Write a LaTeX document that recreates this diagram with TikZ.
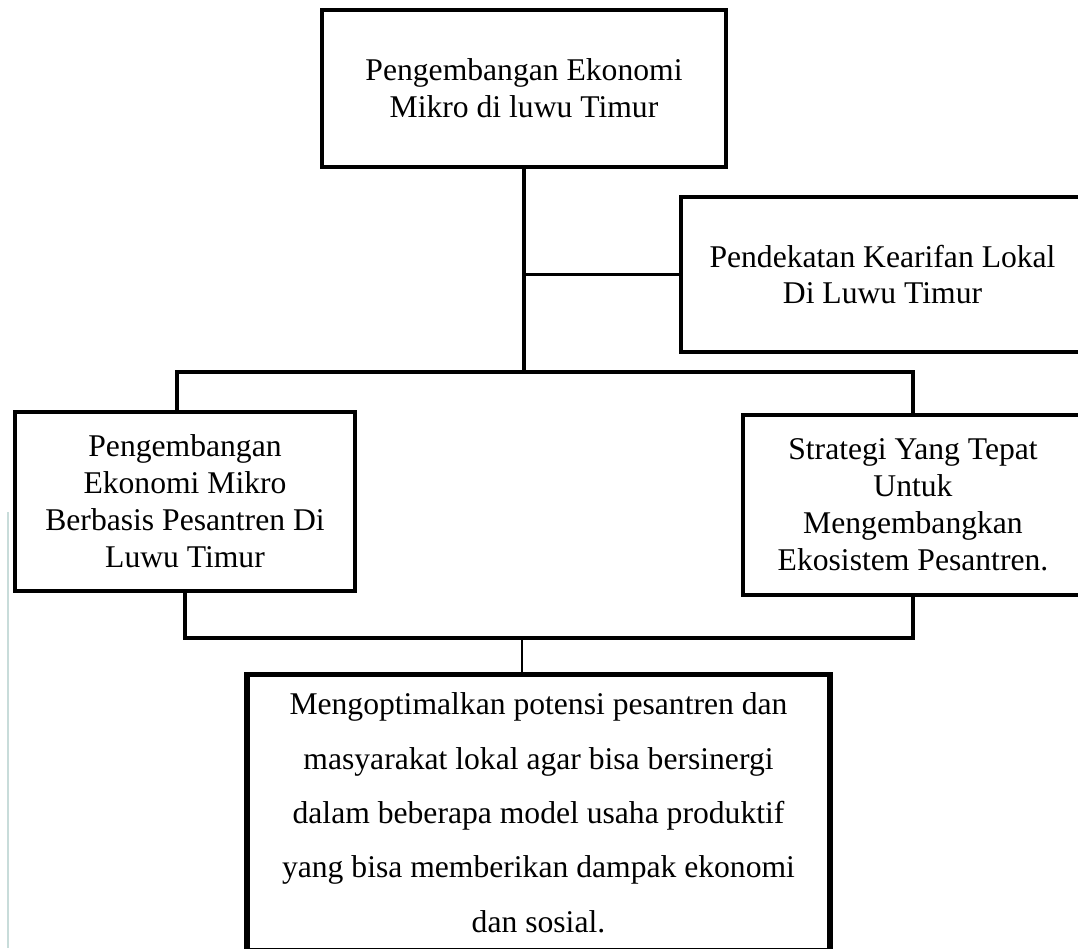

---

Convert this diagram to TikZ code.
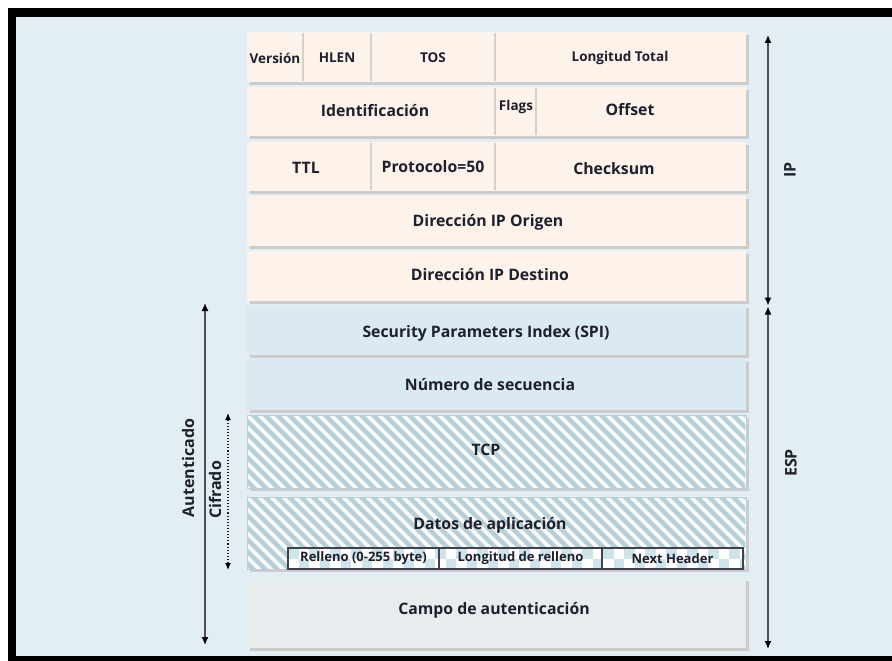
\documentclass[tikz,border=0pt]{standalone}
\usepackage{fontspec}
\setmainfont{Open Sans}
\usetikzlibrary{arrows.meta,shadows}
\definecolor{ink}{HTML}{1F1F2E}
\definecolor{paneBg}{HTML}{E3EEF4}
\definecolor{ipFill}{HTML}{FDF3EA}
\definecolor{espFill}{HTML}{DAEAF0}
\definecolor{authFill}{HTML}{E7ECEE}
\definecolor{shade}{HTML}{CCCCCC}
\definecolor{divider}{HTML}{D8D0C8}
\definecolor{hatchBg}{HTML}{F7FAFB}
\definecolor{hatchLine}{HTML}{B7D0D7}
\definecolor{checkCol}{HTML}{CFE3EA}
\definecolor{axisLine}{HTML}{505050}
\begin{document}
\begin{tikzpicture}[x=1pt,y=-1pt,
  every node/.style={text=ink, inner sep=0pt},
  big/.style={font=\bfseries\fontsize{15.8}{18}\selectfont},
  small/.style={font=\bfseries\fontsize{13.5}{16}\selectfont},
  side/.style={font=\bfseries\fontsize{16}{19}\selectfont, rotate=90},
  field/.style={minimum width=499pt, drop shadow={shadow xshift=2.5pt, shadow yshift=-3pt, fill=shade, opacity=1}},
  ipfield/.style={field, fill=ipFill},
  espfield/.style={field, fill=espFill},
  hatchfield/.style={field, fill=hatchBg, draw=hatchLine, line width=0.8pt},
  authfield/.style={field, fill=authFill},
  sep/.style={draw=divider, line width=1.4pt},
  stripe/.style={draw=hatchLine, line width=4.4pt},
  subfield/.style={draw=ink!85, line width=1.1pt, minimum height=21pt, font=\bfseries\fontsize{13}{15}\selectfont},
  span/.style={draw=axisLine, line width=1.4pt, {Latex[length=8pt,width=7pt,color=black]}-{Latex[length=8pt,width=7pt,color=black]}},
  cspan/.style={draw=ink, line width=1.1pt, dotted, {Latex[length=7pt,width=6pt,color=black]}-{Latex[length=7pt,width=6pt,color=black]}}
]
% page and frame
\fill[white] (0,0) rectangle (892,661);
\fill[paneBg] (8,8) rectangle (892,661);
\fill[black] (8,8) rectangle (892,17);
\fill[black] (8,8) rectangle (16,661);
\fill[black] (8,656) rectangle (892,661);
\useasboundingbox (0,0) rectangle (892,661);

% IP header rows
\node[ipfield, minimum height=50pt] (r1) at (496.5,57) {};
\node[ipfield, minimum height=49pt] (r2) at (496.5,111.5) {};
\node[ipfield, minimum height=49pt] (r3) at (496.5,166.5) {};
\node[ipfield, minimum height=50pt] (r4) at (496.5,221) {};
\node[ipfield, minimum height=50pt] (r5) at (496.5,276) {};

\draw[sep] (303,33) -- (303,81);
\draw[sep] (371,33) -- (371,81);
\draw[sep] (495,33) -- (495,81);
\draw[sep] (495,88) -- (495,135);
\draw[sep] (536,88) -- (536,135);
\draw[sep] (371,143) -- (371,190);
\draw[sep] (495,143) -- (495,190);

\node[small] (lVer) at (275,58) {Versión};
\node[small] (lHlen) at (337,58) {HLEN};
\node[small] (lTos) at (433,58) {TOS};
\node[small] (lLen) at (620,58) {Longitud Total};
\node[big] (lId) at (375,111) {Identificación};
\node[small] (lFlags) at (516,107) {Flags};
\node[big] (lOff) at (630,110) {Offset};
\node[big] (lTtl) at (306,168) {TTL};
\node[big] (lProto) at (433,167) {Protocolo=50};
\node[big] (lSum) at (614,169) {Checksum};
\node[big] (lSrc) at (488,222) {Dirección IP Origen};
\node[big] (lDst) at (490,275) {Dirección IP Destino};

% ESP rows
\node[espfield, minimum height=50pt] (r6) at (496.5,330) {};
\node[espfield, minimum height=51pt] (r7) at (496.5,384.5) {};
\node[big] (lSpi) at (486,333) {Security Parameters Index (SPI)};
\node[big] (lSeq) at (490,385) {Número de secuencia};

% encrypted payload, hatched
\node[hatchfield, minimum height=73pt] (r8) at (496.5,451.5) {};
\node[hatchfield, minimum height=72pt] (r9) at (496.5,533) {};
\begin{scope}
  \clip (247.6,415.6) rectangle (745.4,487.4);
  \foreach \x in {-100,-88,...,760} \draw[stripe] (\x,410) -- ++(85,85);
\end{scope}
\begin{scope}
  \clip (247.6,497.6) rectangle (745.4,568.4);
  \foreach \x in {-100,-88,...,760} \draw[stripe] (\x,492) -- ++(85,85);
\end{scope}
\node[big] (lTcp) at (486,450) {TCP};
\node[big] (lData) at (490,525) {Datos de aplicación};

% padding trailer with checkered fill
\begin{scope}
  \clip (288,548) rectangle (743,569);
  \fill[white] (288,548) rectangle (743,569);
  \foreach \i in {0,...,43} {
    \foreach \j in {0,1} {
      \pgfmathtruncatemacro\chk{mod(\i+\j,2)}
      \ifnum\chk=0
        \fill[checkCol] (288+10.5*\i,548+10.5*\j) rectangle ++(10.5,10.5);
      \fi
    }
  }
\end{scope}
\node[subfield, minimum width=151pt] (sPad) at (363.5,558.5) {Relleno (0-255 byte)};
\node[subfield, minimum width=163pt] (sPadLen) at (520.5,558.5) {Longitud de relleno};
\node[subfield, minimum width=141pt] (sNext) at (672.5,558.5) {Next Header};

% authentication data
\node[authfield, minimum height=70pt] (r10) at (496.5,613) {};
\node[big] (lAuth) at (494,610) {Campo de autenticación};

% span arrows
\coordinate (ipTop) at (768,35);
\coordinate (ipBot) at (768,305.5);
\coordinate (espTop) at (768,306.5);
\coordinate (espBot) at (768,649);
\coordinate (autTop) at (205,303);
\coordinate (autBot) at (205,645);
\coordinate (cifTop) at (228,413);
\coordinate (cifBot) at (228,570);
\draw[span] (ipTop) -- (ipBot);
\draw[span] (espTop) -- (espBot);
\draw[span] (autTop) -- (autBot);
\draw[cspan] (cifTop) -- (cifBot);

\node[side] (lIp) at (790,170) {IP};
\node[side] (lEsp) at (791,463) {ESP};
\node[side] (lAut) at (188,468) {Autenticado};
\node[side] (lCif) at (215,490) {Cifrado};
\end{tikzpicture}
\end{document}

* * *

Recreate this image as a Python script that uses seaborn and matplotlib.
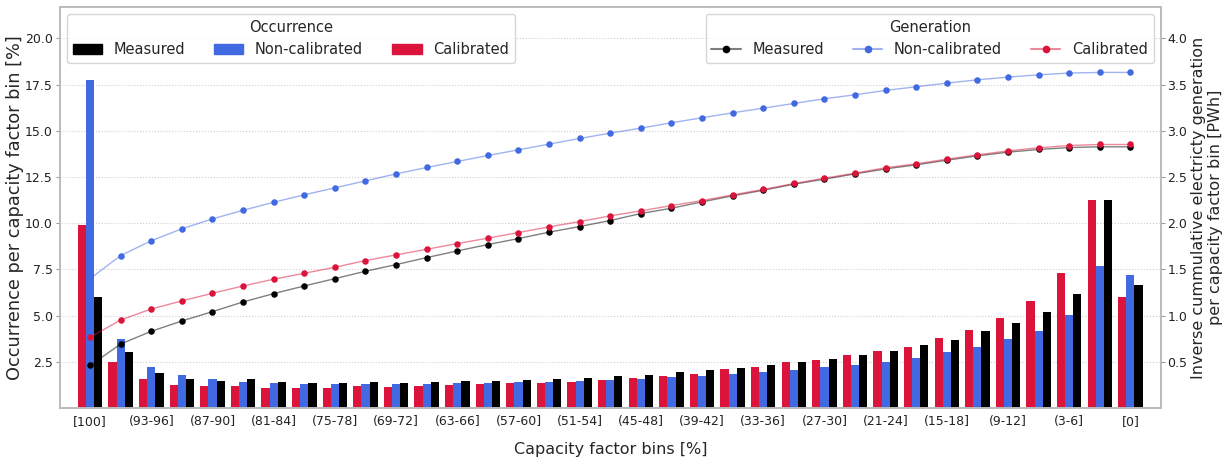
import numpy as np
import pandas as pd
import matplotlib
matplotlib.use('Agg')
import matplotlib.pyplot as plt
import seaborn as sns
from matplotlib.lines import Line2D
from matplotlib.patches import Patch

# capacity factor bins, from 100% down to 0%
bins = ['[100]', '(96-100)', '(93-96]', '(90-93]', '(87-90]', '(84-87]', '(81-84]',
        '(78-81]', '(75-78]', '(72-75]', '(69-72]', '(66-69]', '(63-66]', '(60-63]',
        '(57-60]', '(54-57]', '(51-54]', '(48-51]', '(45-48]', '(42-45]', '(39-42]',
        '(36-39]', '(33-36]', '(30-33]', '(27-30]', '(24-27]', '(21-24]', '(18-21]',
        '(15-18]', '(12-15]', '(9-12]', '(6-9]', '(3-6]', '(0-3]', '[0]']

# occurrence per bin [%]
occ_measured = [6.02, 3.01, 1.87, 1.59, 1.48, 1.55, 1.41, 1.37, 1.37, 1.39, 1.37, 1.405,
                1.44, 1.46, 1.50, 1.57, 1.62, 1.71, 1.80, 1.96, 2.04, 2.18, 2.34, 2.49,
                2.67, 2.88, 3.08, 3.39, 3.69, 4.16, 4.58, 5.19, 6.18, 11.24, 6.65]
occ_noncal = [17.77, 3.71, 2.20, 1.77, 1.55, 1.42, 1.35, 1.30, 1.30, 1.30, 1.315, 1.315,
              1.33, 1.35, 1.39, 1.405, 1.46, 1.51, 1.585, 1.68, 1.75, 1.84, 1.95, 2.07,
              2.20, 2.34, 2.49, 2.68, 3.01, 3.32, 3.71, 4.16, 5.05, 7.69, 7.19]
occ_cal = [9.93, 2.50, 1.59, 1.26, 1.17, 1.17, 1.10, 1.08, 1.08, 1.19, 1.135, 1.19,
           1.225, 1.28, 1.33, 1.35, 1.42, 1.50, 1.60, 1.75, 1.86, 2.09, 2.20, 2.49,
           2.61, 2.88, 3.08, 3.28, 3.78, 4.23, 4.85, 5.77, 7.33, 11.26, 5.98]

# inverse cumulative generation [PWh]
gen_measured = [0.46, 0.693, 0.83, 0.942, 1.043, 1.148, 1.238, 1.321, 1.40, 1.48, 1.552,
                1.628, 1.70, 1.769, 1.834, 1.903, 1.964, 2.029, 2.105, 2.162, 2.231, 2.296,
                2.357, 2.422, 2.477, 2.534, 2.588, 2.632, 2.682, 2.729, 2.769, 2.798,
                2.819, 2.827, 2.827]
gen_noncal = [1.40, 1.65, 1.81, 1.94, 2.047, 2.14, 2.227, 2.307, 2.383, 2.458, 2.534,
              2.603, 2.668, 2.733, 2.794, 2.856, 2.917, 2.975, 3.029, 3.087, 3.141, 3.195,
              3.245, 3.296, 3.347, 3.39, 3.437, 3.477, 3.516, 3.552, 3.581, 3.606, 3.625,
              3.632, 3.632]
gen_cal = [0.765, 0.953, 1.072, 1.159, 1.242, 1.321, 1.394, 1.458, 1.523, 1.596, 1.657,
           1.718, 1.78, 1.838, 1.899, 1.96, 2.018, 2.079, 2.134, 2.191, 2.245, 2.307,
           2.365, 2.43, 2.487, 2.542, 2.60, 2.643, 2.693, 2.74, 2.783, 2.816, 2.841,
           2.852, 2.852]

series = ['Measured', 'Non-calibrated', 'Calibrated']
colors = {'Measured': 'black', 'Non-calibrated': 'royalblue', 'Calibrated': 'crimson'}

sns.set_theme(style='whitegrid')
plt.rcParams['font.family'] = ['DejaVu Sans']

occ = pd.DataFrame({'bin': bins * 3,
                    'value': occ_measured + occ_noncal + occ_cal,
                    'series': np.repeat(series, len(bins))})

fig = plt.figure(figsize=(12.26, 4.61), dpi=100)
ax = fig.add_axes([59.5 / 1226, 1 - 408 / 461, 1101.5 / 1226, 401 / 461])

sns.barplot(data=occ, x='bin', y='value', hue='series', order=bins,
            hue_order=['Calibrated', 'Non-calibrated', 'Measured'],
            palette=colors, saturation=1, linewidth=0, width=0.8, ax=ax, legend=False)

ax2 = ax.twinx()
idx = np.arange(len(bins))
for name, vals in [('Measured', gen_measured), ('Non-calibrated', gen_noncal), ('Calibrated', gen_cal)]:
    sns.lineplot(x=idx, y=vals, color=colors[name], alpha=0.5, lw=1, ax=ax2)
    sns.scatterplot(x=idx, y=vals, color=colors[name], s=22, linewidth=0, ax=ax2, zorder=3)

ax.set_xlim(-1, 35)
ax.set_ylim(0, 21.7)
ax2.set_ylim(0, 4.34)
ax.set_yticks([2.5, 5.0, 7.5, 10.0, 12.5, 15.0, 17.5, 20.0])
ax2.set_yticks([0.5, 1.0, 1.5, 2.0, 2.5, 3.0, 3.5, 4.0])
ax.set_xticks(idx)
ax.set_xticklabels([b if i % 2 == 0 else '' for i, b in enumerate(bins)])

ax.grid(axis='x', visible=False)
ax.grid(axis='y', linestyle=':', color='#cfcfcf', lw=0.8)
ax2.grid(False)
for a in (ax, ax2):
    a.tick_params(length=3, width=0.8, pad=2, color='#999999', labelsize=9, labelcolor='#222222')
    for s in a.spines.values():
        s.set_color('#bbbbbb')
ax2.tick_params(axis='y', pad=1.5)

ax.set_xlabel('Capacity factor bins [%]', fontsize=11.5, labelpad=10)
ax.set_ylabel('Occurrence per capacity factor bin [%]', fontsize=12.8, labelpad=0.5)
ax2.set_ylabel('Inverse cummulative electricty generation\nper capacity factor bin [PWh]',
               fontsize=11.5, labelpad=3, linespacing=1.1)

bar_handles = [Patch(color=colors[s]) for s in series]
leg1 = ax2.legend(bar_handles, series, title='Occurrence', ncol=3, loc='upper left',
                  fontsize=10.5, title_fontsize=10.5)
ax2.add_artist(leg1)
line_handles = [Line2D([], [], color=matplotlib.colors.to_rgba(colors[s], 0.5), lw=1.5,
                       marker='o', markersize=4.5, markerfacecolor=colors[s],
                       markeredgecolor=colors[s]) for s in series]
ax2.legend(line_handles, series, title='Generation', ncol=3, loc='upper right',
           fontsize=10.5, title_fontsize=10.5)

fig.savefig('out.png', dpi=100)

**What is asked**. Copy the listing above exactly, but only from the line with "Recreate this image" through the line with "from matplotlib.patches import Patch", including those two lines and excluding any picture.

**Reply**.
Recreate this image as a Python script that uses seaborn and matplotlib.
import numpy as np
import pandas as pd
import matplotlib
matplotlib.use('Agg')
import matplotlib.pyplot as plt
import seaborn as sns
from matplotlib.lines import Line2D
from matplotlib.patches import Patch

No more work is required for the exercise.